Looking at the top-level make_tea function you can now read the three top-level stages of making tea like a little story. If you are interested in the details of any stage you can drill down to the relevant method.

When splitting up a function it's best to identify logically consistent bits of code that hang together and do one thing. A rule of thumb is that if you can think of a good domain-relevant name for the new function then extracting it is probably a good idea.

5. Move local variable declarations close to their usages

When reading and understanding code you have to keep the variables you encounter and their state in your short-term memory. Most adults can store around 7 things at once.

It's therefore quite important to ensure that you have to deal with as few variables as possible when reading any particular piece of code. Keeping variable declarations close and in scope with their usage helps with this. Basically the closer a variable is declared to its usage, the less scanning up and down you have to do when reading the code later.

def assess_fruit(self, fruit):
    happiness = 0
    hunger = time_since_breakfast() / size_of_breakfast()
    some_other_code()
    # work out some things
    do_some_other_things()
    if is_snack_time() and isinstance(fruit, Apple):
        yumminess = fruit.size * fruit.ripeness**2
        happiness += hunger * yumminess
    return happiness

When reading this code you have to keep the hunger variable in mind from the start to the end of the function, since it could be used or altered anywhere.

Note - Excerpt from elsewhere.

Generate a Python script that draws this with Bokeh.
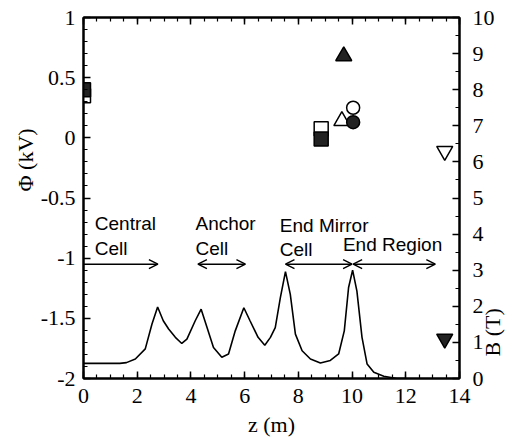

def assess_fruit(self, fruit):
    happiness = 0
    some_other_code()
    # work out some things
    do_some_other_things()
    if is_snack_time() and isinstance(fruit, Apple):
        hunger = time_since_breakfast() / size_of_breakfast()
        yumminess = fruit.size * fruit.ripeness**2
        happiness += hunger * yumminess
    return happiness

Refactoring to move it into the scope where it is used resolves this issue. Now we only have to think about hunger in the appropriate scope.